If you are considering filing for bankruptcy, doing some pre-bankruptcy planning can maximize your exemptions and increase the amount of property you get to keep. Exemption planning can range from timing your bankruptcy filing to converting your nonexempt assets into exempt ones. It is usually permissible to engage in a certain amount of exemption planning prior to filing. However, be aware that if you do it to excess or with the intent to defraud your creditors, it may be considered fraud. Read on to learn more about what you can do to maximize your exemptions in bankruptcy.
To learn about bankruptcy exemptions and how they protect your property, see our Bankruptcy Exemptions topic area.

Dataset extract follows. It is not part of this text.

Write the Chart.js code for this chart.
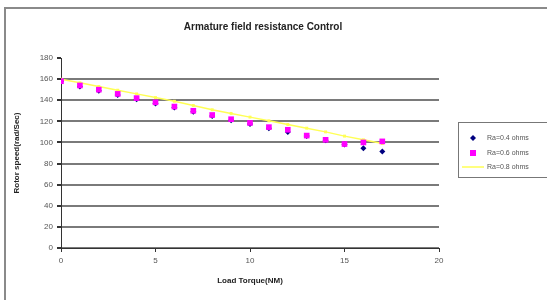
<!DOCTYPE html>
<html>
<head>
<meta charset="utf-8">
<script src="https://cdn.jsdelivr.net/npm/chart.js@4.4.1/dist/chart.umd.min.js"></script>
<style>
  html, body { margin: 0; padding: 0; background: #fff; }
  #wrap { width: 547px; height: 300px; position: relative; }
</style>
</head>
<body>
<div id="wrap"><canvas id="myChart" width="547" height="300"></canvas></div>
<script>
// load torque (NM)
var torque = [0, 1, 2, 3, 4, 5, 6, 7, 8, 9, 10, 11, 12, 13, 14, 15, 16, 17];
// rotor speed for each armature resistance
var ra04 = [158, 153, 149, 145, 141, 137, 133, 129, 125, 121, 117.5, 113.5, 110, 106, 102, 98, 94.5, 91.5];
var ra06 = [158, 154, 150, 146, 142, 138, 134, 130, 126, 122, 118.5, 114.5, 112, 106.5, 102.5, 98.5, 100, 101];
var ra08 = [160, 156.5, 153, 149.5, 146, 142.5, 139, 135, 131, 127.5, 124, 120.5, 117, 113.5, 110, 106, 102.5, 99];
var seriesNames = ["Ra=0.4 ohms", "Ra=0.6 ohms", "Ra=0.8 ohms"];
var xTicks = [0, 5, 10, 15, 20];
var yTicks = [0, 20, 40, 60, 80, 100, 120, 140, 160, 180];

function pts(ys) {
  return torque.map(function (x, i) { return { x: x, y: ys[i] }; });
}

var font = "'Liberation Sans', Arial, sans-serif";

// frame, title and legend like the old spreadsheet chart
var extras = {
  id: "extras",
  beforeDraw: function (chart) {
    var c = chart.ctx;
    c.save();
    c.strokeStyle = "#8a8a8a";
    c.lineWidth = 2;
    c.beginPath();
    c.moveTo(5, 300);
    c.lineTo(5, 8);
    c.lineTo(547, 8);
    c.stroke();
    c.restore();
  },
  afterDraw: function (chart) {
    var c = chart.ctx;
    c.save();
    c.fillStyle = "#222";
    c.font = "bold 10px " + font;
    c.textAlign = "center";
    c.textBaseline = "middle";
    c.fillText("Armature field resistance Control", 263, 27);

    // legend box
    c.strokeStyle = "#777";
    c.lineWidth = 1;
    c.strokeRect(458.5, 122.5, 90, 55);
    c.font = "7px " + font;
    c.textAlign = "left";
    var ys = [138, 153, 167];
    chart.data.datasets.forEach(function (ds, i) {
      var y = ys[i];
      if (i === 0) {
        c.fillStyle = "#000080";
        c.beginPath();
        c.moveTo(473, y - 3); c.lineTo(476, y); c.lineTo(473, y + 3); c.lineTo(470, y);
        c.closePath(); c.fill();
      } else if (i === 1) {
        c.fillStyle = "#ff00ff";
        c.fillRect(470, y - 3, 6, 6);
      } else {
        c.strokeStyle = "#ffff55";
        c.lineWidth = 1.5;
        c.beginPath(); c.moveTo(462, y); c.lineTo(484, y); c.stroke();
      }
      c.fillStyle = "#555";
      c.fillText(ds.label, 487, y);
    });
    c.restore();
  }
};

var ctx = document.getElementById("myChart");
var myChart = new Chart(ctx, {
  type: "scatter",
  data: {
    datasets: [
      {
        label: seriesNames[0],
        data: pts(ra04),
        order: 2,
        pointStyle: "rectRot",
        pointRadius: 3,
        backgroundColor: "#000080",
        borderColor: "#000080",
        borderWidth: 0,
        showLine: false
      },
      {
        label: seriesNames[1],
        data: pts(ra06),
        order: 0,
        pointStyle: "rect",
        pointRadius: 4,
        backgroundColor: "#ff00ff",
        borderColor: "#ff00ff",
        borderWidth: 0,
        showLine: false
      },
      {
        label: seriesNames[2],
        data: pts(ra08),
        order: 1,
        showLine: true,
        borderColor: "#ffff55",
        backgroundColor: "#ffff55",
        borderWidth: 1.5,
        pointRadius: 1,
        pointStyle: "rect",
        tension: 0
      }
    ]
  },
  options: {
    responsive: false,
    animation: false,
    layout: { padding: { left: 8, top: 58, right: 108, bottom: 10 } },
    plugins: {
      legend: { display: false },
      title: { display: false },
      tooltip: { enabled: false }
    },
    scales: {
      x: {
        type: "linear",
        min: 0,
        max: 20,
        afterBuildTicks: function (s) { s.ticks = xTicks.map(function (v) { return { value: v }; }); },
        grid: { drawOnChartArea: false, drawTicks: true, tickLength: 4, color: "#333" },
        border: { color: "#333", width: 1 },
        ticks: { color: "#555", font: { size: 8, family: font }, padding: 4 },
        title: { display: true, text: "Load Torque(NM)", color: "#222", font: { size: 8, weight: "bold", family: font }, padding: { top: 6 } },
        afterFit: function (s) { s.height = 42; }
      },
      y: {
        type: "linear",
        min: 0,
        max: 180,
        afterBuildTicks: function (s) { s.ticks = yTicks.map(function (v) { return { value: v }; }); },
        grid: {
          drawTicks: true,
          tickLength: 4,
          color: function (c) { return c.tick && c.tick.value === 180 ? "rgba(0,0,0,0)" : "#7a7a7a"; },
          tickColor: "#333",
          lineWidth: 2
        },
        border: { color: "#333", width: 1 },
        ticks: { color: "#555", font: { size: 8, family: font }, padding: 4 },
        title: { display: true, text: "Rotor speed(rad/Sec)", color: "#222", font: { size: 8, weight: "bold", family: font }, padding: { bottom: 8 } },
        afterFit: function (s) { s.width = 53; }
      }
    }
  },
  plugins: [extras]
});
</script>
</body>
</html>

Each state, and the federal system, has its own unique set of bankruptcy exemptions. Certain states offer you a choice between state and federal bankruptcy exemptions. However, most states require you to use state exemptions. If you have a choice, review both sets of exemptions and use the one that allows you to protect more of your assets (you cannot mix and match between the two systems). To find out if your state allow you to use the federal bankruptcy exemptions, and that is exempted in the federal scheme, see The Federal Bankruptcy Exemptions.)
addition, exemption planning can be even more important if you recently
moved to a new state. This is because you normally need to be domiciled
(permanently residing) in a state continuously for two years before you
can use its exemptions. If you moved within the last two years, you may
be required to use your prior state’s exemptions. To learn the details
of these domicile rules, see Which Exemptions Can You Use in Bankruptcy?
Depending on each state’s exemption laws, you may need to file quickly to take advantage of your old state’s exemptions (after two years you will be required to use the new state’s exemptions) or delay your bankruptcy until you are eligible to use the exemption system of your new state. As a result, consider reviewing each state’s exemptions prior to filing and time your bankruptcy accordingly. (To find the exemptions in each of the 50 states, click on your state in Bankruptcy Information for Your State.)
In some states, you may need to follow certain procedures or file additional documents before you can take advantage of particular exemptions in bankruptcy. For example, certain states require you to file or record a homestead declaration before you can use their homestead exemption. Prior to filing your bankruptcy, make sure to review and follow all of your state’s rules regarding its exemptions.
To find out if your state requires a homestead declaration, see The Homestead Exemption in Bankruptcy, and click on the article that pertains to your state.
If you own nonexempt assets but you still have unused exemptions, you may be able to sell or exchange some of your nonexempt property for things you can exempt. Reorganizing your assets to take full advantage of your exemptions is permissible if done within reason.
For example, if you have more money in the bank than you can exempt, you can spend it on food, clothing, or other necessities for you and your family prior to filing your bankruptcy. Also, you may be able to purchase exempt assets with the proceeds you receive from selling your nonexempt property.
However, conversion of nonexempt property into exempt assets should not be excessive or egregious. Courts have differing opinions on when this type of exemption planning can rise to the level of bankruptcy fraud. When evaluating your actions, courts generally consider whether you tried to hide the conversion, when it took place, and the value of the assets involved. Since each jurisdiction is different, consider talking to a knowledgeable bankruptcy attorney in your area before converting your nonexempt assets into exempt ones prior to bankruptcy. To find a bankruptcy attorney in your area, visit Nolo's Lawyer Directory.
Exemption planning is also important if you are entitled to money or another asset but have not yet received it. This is because property you are entitled to is considered part of your bankruptcy estate even if you haven’t received it. The most common example of this is your tax refund.
If you are going to get a sizeable refund and you can’t exempt it in your bankruptcy, consider delaying your filing until you receive the refund and spend it. You can usually spend your refund on things like food, clothing, or rent before you file your bankruptcy. Otherwise, the bankruptcy trustee will take your nonexempt refund and distribute it to your creditors.